### [TASK STATEMENT]
Nothing in the data should change when you return it, but leave the pictures out.

======== EXERCISE MATERIAL

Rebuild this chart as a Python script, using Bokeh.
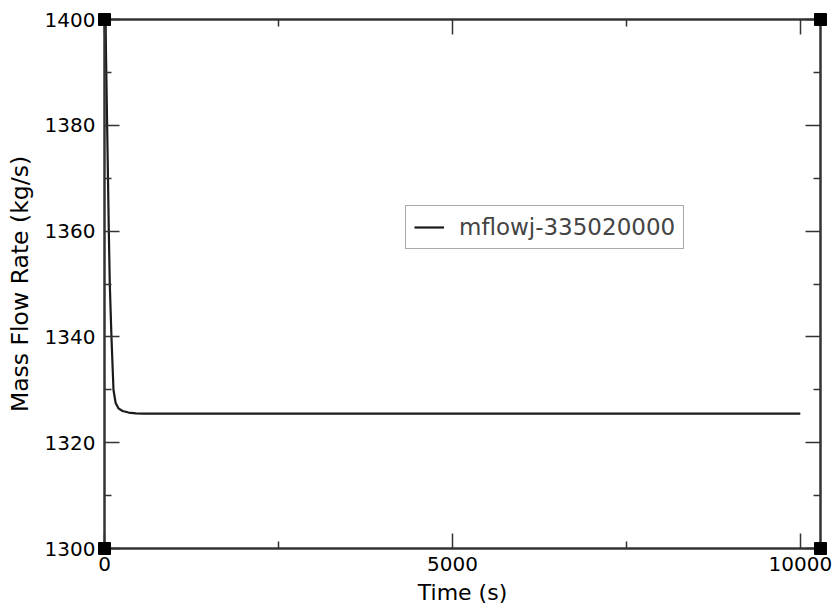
from bokeh.plotting import figure
from bokeh.models import LinearAxis, Range1d, ColumnDataSource, Legend, LegendItem, FixedTicker
from bokeh.embed import file_html
from bokeh.resources import INLINE

# data
time_s = [0, 20, 39, 50, 62, 76, 100, 129, 160, 200, 260, 345, 450, 560, 10000]
mflow = [1420, 1395, 1379, 1370, 1360, 1350, 1340, 1330, 1327.5, 1326.5, 1326.0, 1325.7, 1325.55, 1325.5, 1325.5]
series_label = "mflowj-335020000"
x_label = "Time (s)"
y_label = "Mass Flow Rate (kg/s)"
x_ticks = [0, 5000, 10000]
x_minor = [2500, 7500]
y_ticks = [1300, 1320, 1340, 1360, 1380, 1400]
y_minor = [1310, 1330, 1350, 1370, 1390]

X0, X1 = 0, 10290
Y0, Y1 = 1300, 1400

FONT = "DejaVu Sans"
AX = "#333333"

p = figure(width=836, height=612, output_backend="svg", toolbar_location=None,
           x_range=Range1d(X0, X1), y_range=Range1d(Y0, Y1),
           x_axis_location=None, y_axis_location=None,
           min_border_left=104, min_border_right=16, min_border_top=19, min_border_bottom=64)
p.xgrid.visible = False
p.ygrid.visible = False
p.outline_line_color = None
p.background_fill_color = "white"
p.border_fill_color = "white"


def style(ax, labels=True):
    ax.axis_line_color = AX
    ax.axis_line_width = 2.5
    ax.major_tick_in = 15
    ax.major_tick_out = 0
    ax.minor_tick_in = 7
    ax.minor_tick_out = 0
    ax.major_tick_line_color = AX
    ax.minor_tick_line_color = AX
    ax.major_tick_line_width = 1.5
    ax.minor_tick_line_width = 1.5
    ax.major_label_text_font = FONT
    ax.major_label_text_font_size = "20px"
    ax.major_label_text_color = "black" if labels else None
    ax.axis_label_text_font = FONT
    ax.axis_label_text_font_style = "normal"
    ax.axis_label_text_color = "black"


xt = FixedTicker(ticks=x_ticks, minor_ticks=x_minor)
yt = FixedTicker(ticks=y_ticks, minor_ticks=y_minor)

bottom = LinearAxis(ticker=xt, axis_label=x_label)
left = LinearAxis(ticker=yt, axis_label=y_label)
top = LinearAxis(ticker=xt)
right = LinearAxis(ticker=yt)
for a in (bottom, left):
    style(a)
for a in (top, right):
    style(a, labels=False)
    a.major_label_text_font_size = "0px"
bottom.axis_label_text_font_size = "22px"
left.axis_label_text_font_size = "23.5px"
bottom.major_label_standoff = 8
left.major_label_standoff = 9
bottom.axis_label_standoff = 6
left.axis_label_standoff = 8
p.add_layout(bottom, "below")
p.add_layout(left, "left")
p.add_layout(top, "above")
p.add_layout(right, "right")

src = ColumnDataSource(dict(x=time_s, y=mflow))
r = p.line("x", "y", source=src, line_color="#1a1a1a", line_width=2.2)

corners = ColumnDataSource(dict(x=[X0, X1, X0, X1], y=[Y0, Y0, Y1, Y1]))
p.scatter("x", "y", source=corners, marker="square", size=12, color="black", level="overlay")

legend = Legend(items=[LegendItem(label=series_label, renderers=[r])],
                location=(301, 299))
legend.label_text_font = FONT
legend.label_text_font_size = "23px"
legend.glyph_width = 30
legend.label_standoff = 15
legend.padding = 8
legend.margin = 0
legend.border_line_color = "#555555"
legend.border_line_width = 1.2
legend.background_fill_alpha = 1
p.add_layout(legend, "center")

open("out.html", "w").write(file_html(p, INLINE))
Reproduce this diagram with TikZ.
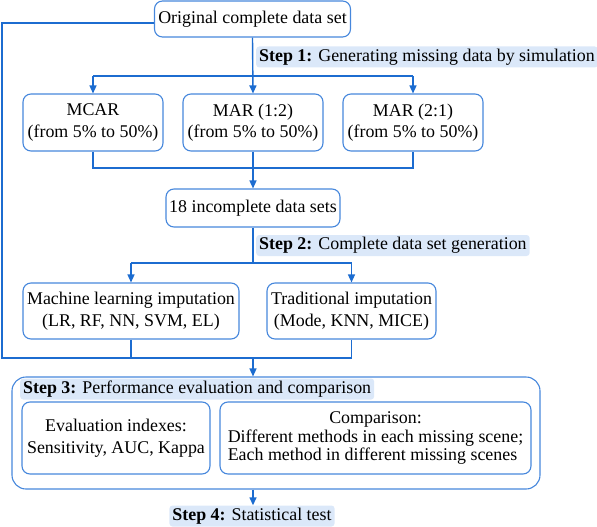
\documentclass[tikz,border=0pt]{standalone}
\usepackage{fontspec}
\setmainfont{Liberation Serif}
\usetikzlibrary{arrows.meta}
\definecolor{linec}{RGB}{28,108,208}
\definecolor{boxc}{RGB}{70,135,220}
\definecolor{hlc}{RGB}{219,232,249}
\begin{document}
\begin{tikzpicture}[x=1pt,y=-1pt,
  font=\fontsize{17.9}{21.5}\selectfont,
  box/.style={draw=boxc, line width=1.1pt, rounded corners=8pt, align=center, inner sep=0pt, text=black},
  hl/.style={fill=hlc, rounded corners=3pt, inner xsep=3pt, inner ysep=0pt, minimum height=21pt},
  conn/.style={draw=linec, line width=1.4pt},
  arr/.style={conn, -{Triangle[length=8pt,width=7pt]}}]
\useasboundingbox (0,0) rectangle (597,527);
% coordinates
\coordinate (lt) at (2,23);
\coordinate (lb) at (2,358);
\coordinate (s1) at (253,76);
\coordinate (j1) at (253,168);
\coordinate (s2) at (253,263);
% boxes
\node[box, minimum width=196pt, minimum height=36pt] (top) at (252.5,19) {Original complete data set};
\node[hl, anchor=west] (st1) at (256,57) {\textbf{Step 1:} Generating missing data by simulation};
\node[box, minimum width=140pt, minimum height=57pt] (mcar) at (93,122.5) {MCAR\\(from 5\% to 50\%)};
\node[box, minimum width=140pt, minimum height=57pt] (mar12) at (253,122.5) {MAR (1:2)\\(from 5\% to 50\%)};
\node[box, minimum width=140pt, minimum height=57pt] (mar21) at (413,122.5) {MAR (2:1)\\(from 5\% to 50\%)};
\node[box, minimum width=174pt, minimum height=38pt] (inc) at (253,208) {18 incomplete data sets};
\node[hl, anchor=west] (st2) at (256,245.5) {\textbf{Step 2:} Complete data set generation};
\node[box, minimum width=216pt, minimum height=56pt] (ml) at (131,311) {Machine learning imputation\\(LR, RF, NN, SVM, EL)};
\node[box, minimum width=169pt, minimum height=56pt] (trad) at (351.5,311) {Traditional imputation\\(Mode, KNN, MICE)};
\node[box, rounded corners=14pt, minimum width=528pt, minimum height=112pt] (step3) at (276,433) {};
\node[hl, anchor=west] (st3) at (20,389) {\textbf{Step 3:} Performance evaluation and comparison};
\node[box, minimum width=188pt, minimum height=72pt] (eval) at (116,438) {Evaluation indexes:\\Sensitivity, AUC, Kappa};
\node[box, minimum width=311pt, minimum height=72pt] (comp) at (375.5,438) {\begin{tabular}{@{}l@{}}\multicolumn{1}{@{}c@{}}{Comparison:}\\[-3pt] Different methods in each missing scene;\\[-3pt] Each method in different missing scenes\end{tabular}};
\node[hl] (st4) at (252,516) {\textbf{Step 4:} Statistical test};
% connectors
\draw[conn] (top.west |- lt) -- (lt) -- (lb) -- (trad.south |- lb);
\draw[arr] (top.south) -- (mar12.north);
\draw[conn] (mcar.north |- s1) -- (mar21.north |- s1);
\draw[arr] (mcar.north |- s1) -- (mcar.north);
\draw[arr] (mar21.north |- s1) -- (mar21.north);
\draw[conn] (mcar.south) -- (mcar.south |- j1) -- (mar21.south |- j1) -- (mar21.south);
\draw[arr] (mar12.south) -- (inc.north);
\draw[conn] (inc.south) -- (s2);
\draw[conn] (ml.north |- s2) -- (trad.north |- s2);
\draw[arr] (ml.north |- s2) -- (ml.north);
\draw[arr] (trad.north |- s2) -- (trad.north);
\draw[conn] (ml.south) -- (ml.south |- lb);
\draw[conn] (trad.south) -- (trad.south |- lb);
\draw[arr] (inc.south |- lb) -- (inc.south |- step3.north);
\draw[arr] (inc.south |- step3.south) -- (inc.south |- st4.north);
\end{tikzpicture}
\end{document}
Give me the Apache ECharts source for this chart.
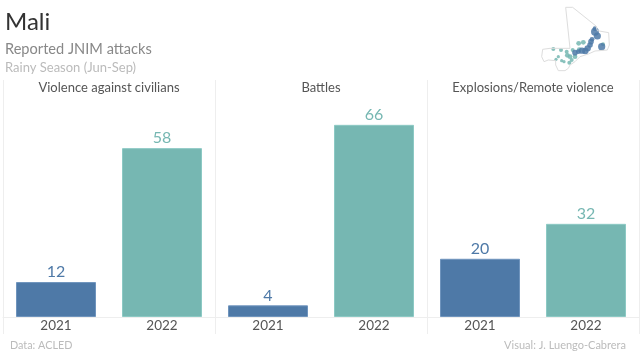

================

### [TASK RESULT]
Rebuild this chart as a Python script, using Bokeh.
from bokeh.plotting import figure
from bokeh.models import LinearAxis, Range1d, ColumnDataSource, Legend, LegendItem, FixedTicker
from bokeh.embed import file_html
from bokeh.resources import INLINE

# data
time_s = [0, 20, 39, 50, 62, 76, 100, 129, 160, 200, 260, 345, 450, 560, 10000]
mflow = [1420, 1395, 1379, 1370, 1360, 1350, 1340, 1330, 1327.5, 1326.5, 1326.0, 1325.7, 1325.55, 1325.5, 1325.5]
series_label = "mflowj-335020000"
x_label = "Time (s)"
y_label = "Mass Flow Rate (kg/s)"
x_ticks = [0, 5000, 10000]
x_minor = [2500, 7500]
y_ticks = [1300, 1320, 1340, 1360, 1380, 1400]
y_minor = [1310, 1330, 1350, 1370, 1390]

X0, X1 = 0, 10290
Y0, Y1 = 1300, 1400

FONT = "DejaVu Sans"
AX = "#333333"

p = figure(width=836, height=612, output_backend="svg", toolbar_location=None,
           x_range=Range1d(X0, X1), y_range=Range1d(Y0, Y1),
           x_axis_location=None, y_axis_location=None,
           min_border_left=104, min_border_right=16, min_border_top=19, min_border_bottom=64)
p.xgrid.visible = False
p.ygrid.visible = False
p.outline_line_color = None
p.background_fill_color = "white"
p.border_fill_color = "white"


def style(ax, labels=True):
    ax.axis_line_color = AX
    ax.axis_line_width = 2.5
    ax.major_tick_in = 15
    ax.major_tick_out = 0
    ax.minor_tick_in = 7
    ax.minor_tick_out = 0
    ax.major_tick_line_color = AX
    ax.minor_tick_line_color = AX
    ax.major_tick_line_width = 1.5
    ax.minor_tick_line_width = 1.5
    ax.major_label_text_font = FONT
    ax.major_label_text_font_size = "20px"
    ax.major_label_text_color = "black" if labels else None
    ax.axis_label_text_font = FONT
    ax.axis_label_text_font_style = "normal"
    ax.axis_label_text_color = "black"


xt = FixedTicker(ticks=x_ticks, minor_ticks=x_minor)
yt = FixedTicker(ticks=y_ticks, minor_ticks=y_minor)

bottom = LinearAxis(ticker=xt, axis_label=x_label)
left = LinearAxis(ticker=yt, axis_label=y_label)
top = LinearAxis(ticker=xt)
right = LinearAxis(ticker=yt)
for a in (bottom, left):
    style(a)
for a in (top, right):
    style(a, labels=False)
    a.major_label_text_font_size = "0px"
bottom.axis_label_text_font_size = "22px"
left.axis_label_text_font_size = "23.5px"
bottom.major_label_standoff = 8
left.major_label_standoff = 9
bottom.axis_label_standoff = 6
left.axis_label_standoff = 8
p.add_layout(bottom, "below")
p.add_layout(left, "left")
p.add_layout(top, "above")
p.add_layout(right, "right")

src = ColumnDataSource(dict(x=time_s, y=mflow))
r = p.line("x", "y", source=src, line_color="#1a1a1a", line_width=2.2)

corners = ColumnDataSource(dict(x=[X0, X1, X0, X1], y=[Y0, Y0, Y1, Y1]))
p.scatter("x", "y", source=corners, marker="square", size=12, color="black", level="overlay")

legend = Legend(items=[LegendItem(label=series_label, renderers=[r])],
                location=(301, 299))
legend.label_text_font = FONT
legend.label_text_font_size = "23px"
legend.glyph_width = 30
legend.label_standoff = 15
legend.padding = 8
legend.margin = 0
legend.border_line_color = "#555555"
legend.border_line_width = 1.2
legend.background_fill_alpha = 1
p.add_layout(legend, "center")

open("out.html", "w").write(file_html(p, INLINE))
Reproduce this diagram with TikZ.
\documentclass[tikz,border=0pt]{standalone}
\usepackage{fontspec}
\setmainfont{Liberation Serif}
\usetikzlibrary{arrows.meta}
\definecolor{linec}{RGB}{28,108,208}
\definecolor{boxc}{RGB}{70,135,220}
\definecolor{hlc}{RGB}{219,232,249}
\begin{document}
\begin{tikzpicture}[x=1pt,y=-1pt,
  font=\fontsize{17.9}{21.5}\selectfont,
  box/.style={draw=boxc, line width=1.1pt, rounded corners=8pt, align=center, inner sep=0pt, text=black},
  hl/.style={fill=hlc, rounded corners=3pt, inner xsep=3pt, inner ysep=0pt, minimum height=21pt},
  conn/.style={draw=linec, line width=1.4pt},
  arr/.style={conn, -{Triangle[length=8pt,width=7pt]}}]
\useasboundingbox (0,0) rectangle (597,527);
% coordinates
\coordinate (lt) at (2,23);
\coordinate (lb) at (2,358);
\coordinate (s1) at (253,76);
\coordinate (j1) at (253,168);
\coordinate (s2) at (253,263);
% boxes
\node[box, minimum width=196pt, minimum height=36pt] (top) at (252.5,19) {Original complete data set};
\node[hl, anchor=west] (st1) at (256,57) {\textbf{Step 1:} Generating missing data by simulation};
\node[box, minimum width=140pt, minimum height=57pt] (mcar) at (93,122.5) {MCAR\\(from 5\% to 50\%)};
\node[box, minimum width=140pt, minimum height=57pt] (mar12) at (253,122.5) {MAR (1:2)\\(from 5\% to 50\%)};
\node[box, minimum width=140pt, minimum height=57pt] (mar21) at (413,122.5) {MAR (2:1)\\(from 5\% to 50\%)};
\node[box, minimum width=174pt, minimum height=38pt] (inc) at (253,208) {18 incomplete data sets};
\node[hl, anchor=west] (st2) at (256,245.5) {\textbf{Step 2:} Complete data set generation};
\node[box, minimum width=216pt, minimum height=56pt] (ml) at (131,311) {Machine learning imputation\\(LR, RF, NN, SVM, EL)};
\node[box, minimum width=169pt, minimum height=56pt] (trad) at (351.5,311) {Traditional imputation\\(Mode, KNN, MICE)};
\node[box, rounded corners=14pt, minimum width=528pt, minimum height=112pt] (step3) at (276,433) {};
\node[hl, anchor=west] (st3) at (20,389) {\textbf{Step 3:} Performance evaluation and comparison};
\node[box, minimum width=188pt, minimum height=72pt] (eval) at (116,438) {Evaluation indexes:\\Sensitivity, AUC, Kappa};
\node[box, minimum width=311pt, minimum height=72pt] (comp) at (375.5,438) {\begin{tabular}{@{}l@{}}\multicolumn{1}{@{}c@{}}{Comparison:}\\[-3pt] Different methods in each missing scene;\\[-3pt] Each method in different missing scenes\end{tabular}};
\node[hl] (st4) at (252,516) {\textbf{Step 4:} Statistical test};
% connectors
\draw[conn] (top.west |- lt) -- (lt) -- (lb) -- (trad.south |- lb);
\draw[arr] (top.south) -- (mar12.north);
\draw[conn] (mcar.north |- s1) -- (mar21.north |- s1);
\draw[arr] (mcar.north |- s1) -- (mcar.north);
\draw[arr] (mar21.north |- s1) -- (mar21.north);
\draw[conn] (mcar.south) -- (mcar.south |- j1) -- (mar21.south |- j1) -- (mar21.south);
\draw[arr] (mar12.south) -- (inc.north);
\draw[conn] (inc.south) -- (s2);
\draw[conn] (ml.north |- s2) -- (trad.north |- s2);
\draw[arr] (ml.north |- s2) -- (ml.north);
\draw[arr] (trad.north |- s2) -- (trad.north);
\draw[conn] (ml.south) -- (ml.south |- lb);
\draw[conn] (trad.south) -- (trad.south |- lb);
\draw[arr] (inc.south |- lb) -- (inc.south |- step3.north);
\draw[arr] (inc.south |- step3.south) -- (inc.south |- st4.north);
\end{tikzpicture}
\end{document}
Give me the Apache ECharts source for this chart.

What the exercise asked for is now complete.